How is this so? The law of causality—so common to scientists, physicists and others, establishes that events or results stem from causes. Similarly, the circumstances we find ourselves experiencing are reflective of causes we have made—whether intentionally or inadvertently. For example, overeating can lead to indigestion. Stepping off a curb while busy texting could be fatal. It’s not the food or the driver that strikes us that’s the problem. It’s more complicated assessing from where our job or family relationship problems come, but the principle is the same.
“Whatever our ethnicity, whatever our religion, we all have families we love; there is a future we all want to protect. And no human being can escape the eternal rhythms of life: birth, aging, sickness, death. When we are grounded in this most fundamental perspective of the commonality of our lives, we can rise above any differences and without fail achieve empathy and dialogue.”
Complicated as life may be, as Ikeda says, we can rise above differences and “achieve empathy and dialogue.” Why is this important? Consider this perspective from Ikeda:
“What our society today needs more than anything is the spirit of empathy—the ability to put ourselves in the shoes of those who are facing hardship and suffering, to understand and share what they are going through. When the spirit of compassion becomes the bedrock of society, and is embodied by society’s leaders, the future will be bright with hope.”
While we may have our own difficulties, only the briefest attention to the news reveals how much hardship and suffering others are facing—in many instances, far worse than our own. How can the spirit of compassion become the bedrock of society, embodied by a society’s leader? It begins with empathy, as noted above. It grows through self-reflection followed by action to relieve the suffering of others—compassion.
But what if those leaders not only lack concern, but fall into the us/them dichotomy and blame immigrants, refugees or persons of minority religions for a nation’s problems? Here is what Ikeda says about that, in a sense.
“In the fight between justice and evil, taking a neutral stance and being indifferent is the same as siding with evil.”
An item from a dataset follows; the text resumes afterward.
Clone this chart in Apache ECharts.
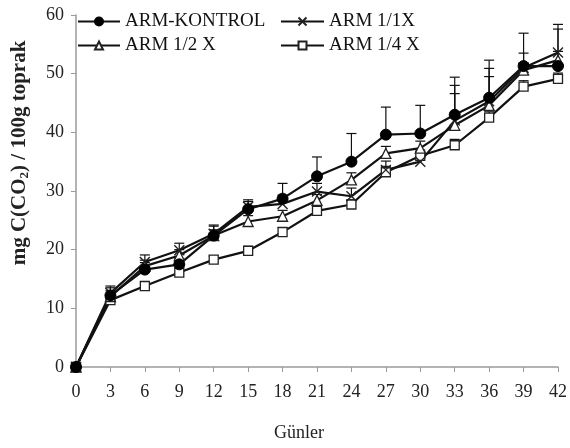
<!DOCTYPE html>
<html><head><meta charset="utf-8">
<script src="https://cdn.jsdelivr.net/npm/echarts@6/dist/echarts.min.js"></script>
<style>html,body{margin:0;padding:0;background:#fff}#c{width:570px;height:448px}</style>
</head><body><div id="c"></div>
<script>
var days = [0,3,6,9,12,15,18,21,24,27,30,33,36,39,42];
var kontrol = [0,12.2,16.6,17.5,22.4,26.9,28.7,32.5,35.0,39.6,39.8,43.0,45.9,51.3,51.3];
var arm11 = [0,12.6,17.9,19.9,22.7,27.3,27.8,29.9,29.1,33.6,35.0,42.0,45.3,51.0,53.6];
var arm12 = [0,12.0,17.2,19.0,22.4,24.8,25.7,28.4,31.9,36.4,37.3,41.2,44.6,50.6,52.3];
var arm14 = [0,11.4,13.8,16.1,18.3,19.8,23.0,26.6,27.7,33.2,36.0,37.8,42.5,47.8,49.1];
var errKontrol = [0,1.3,1.2,1.0,1.6,1.3,2.6,3.3,4.8,4.7,4.8,6.4,6.4,5.6,7.1];
var err11 = [0,1.2,1.2,1.2,1.5,1.2,1.5,1.4,1.4,1.5,1.5,6.0,5.6,2.5,4.0];
var err12 = [0,1.0,1.0,1.0,1.0,1.0,1.0,1.0,1.2,1.2,1.2,5.4,4.9,1.2,1.5];
var err14 = [0,0.8,0.8,0.8,0.6,0.8,0.8,0.8,0.8,1.0,1.0,1.0,1.0,1.0,1.0];
var yTicks = [0,10,20,30,40,50,60];
var names = ['ARM-KONTROL','ARM 1/1X','ARM 1/2 X','ARM 1/4 X'];

var serif = '"Liberation Serif","DejaVu Serif",serif';
function pairs(v){ return days.map(function(d,i){return [d,v[i]];}); }
function errData(v,e){ return days.map(function(d,i){return [d,v[i],v[i]+e[i]];}); }
function errSeries(v,e){
  return {
    type:'custom', silent:true, z:1,
    data: errData(v,e),
    renderItem:function(params,api){
      var p0 = api.coord([api.value(0),api.value(1)]);
      var p1 = api.coord([api.value(0),api.value(2)]);
      var s = {stroke:'#111',lineWidth:1.2,fill:null};
      return {type:'group',children:[
        {type:'line',shape:{x1:p0[0],y1:p0[1],x2:p1[0],y2:p1[1]},style:s},
        {type:'line',shape:{x1:p1[0]-5,y1:p1[1],x2:p1[0]+5,y2:p1[1]},style:s}
      ]};
    }
  };
}
var lineBase = {type:'line', z:3, lineStyle:{color:'#111',width:2.2}, emphasis:{disabled:true}};
function mk(name,data,symbol,size,style){
  return Object.assign({},lineBase,{name:name,data:pairs(data),symbol:symbol,symbolSize:size,itemStyle:style});
}
var legText = {fontFamily:serif,fontSize:19,color:'#111'};
var chart = echarts.init(document.getElementById('c'));
chart.setOption({
  animation:false,
  grid:{left:76,right:10,top:15,bottom:81,containLabel:false},
  legend:[
    {left:77,top:12,padding:0,orient:'vertical',itemWidth:42,itemHeight:10,itemGap:5,
     data:[names[0],names[2]],textStyle:legText},
    {left:280,top:12,padding:0,orient:'vertical',itemWidth:43,itemHeight:10,itemGap:5,
     data:[names[1],names[3]],textStyle:legText}
  ],
  xAxis:{type:'value',min:0,max:42,interval:3,
    name:'Günler',nameLocation:'middle',nameGap:57,
    nameTextStyle:{fontFamily:serif,fontSize:18,color:'#222',padding:[0,36,0,0]},
    axisLine:{lineStyle:{color:'#9a9a9a',width:1.5}},
    axisTick:{show:true,length:5,lineStyle:{color:'#9a9a9a'}},
    axisLabel:{fontFamily:serif,fontSize:18,color:'#222',margin:16},
    splitLine:{show:false}},
  yAxis:{type:'value',min:0,max:60,interval:10,
    name:'mg C(CO{s|2}) / 100g toprak',nameLocation:'middle',nameGap:45,nameRotate:90,
    nameTextStyle:{fontFamily:serif,fontSize:21,fontWeight:'bold',color:'#222',padding:[0,0,0,76],
      rich:{s:{fontFamily:serif,fontSize:13,fontWeight:'bold',color:'#222',verticalAlign:'bottom',padding:[10,0,0,0]}}},
    axisLine:{show:true,lineStyle:{color:'#9a9a9a',width:1.5}},
    axisTick:{show:true,length:5,lineStyle:{color:'#9a9a9a'}},
    axisLabel:{fontFamily:serif,fontSize:18,color:'#222',margin:12,
      formatter:function(v){return yTicks.indexOf(v)>=0?String(v):'';}},
    splitLine:{show:false}},
  series:[
    errSeries(arm14,err14),errSeries(arm12,err12),errSeries(arm11,err11),errSeries(kontrol,errKontrol),
    mk(names[3],arm14,'rect',9,{color:'#fff',borderColor:'#222',borderWidth:1.3}),
    mk(names[2],arm12,'triangle',10,{color:'#fff',borderColor:'#222',borderWidth:1.3}),
    mk(names[1],arm11,'path://M0,0L10,10M10,0L0,10',10,{color:'#fff',borderColor:'#222',borderWidth:1.4}),
    mk(names[0],kontrol,'circle',11,{color:'#000',borderColor:'#000',borderWidth:1})
  ]
});
</script></body></html>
So there are times that require action such as speaking out, engaging in dialogue with elected officials, friends or family. But political solutions—such as voting out a leader, take time. Revealing one’s own compassion while engaging others also takes time. But in the long run, the future will become “bright with hope” not so much through political action as much as dialogue with others to awaken compassion and empathy to fight injustice.
Consider these remarks by Ikeda as well:
“Buddhism teaches, “If you light a lantern for another, it will also brighten your own way.” Please be confident that the higher your flame of altruistic action burns, the more its light will suffuse your life with happiness. Those who possess an altruistic spirit are the happiest people of all.”
So even during the darkest days of injustice or evil, your altruistic action will offer hope, happiness and a brighter future.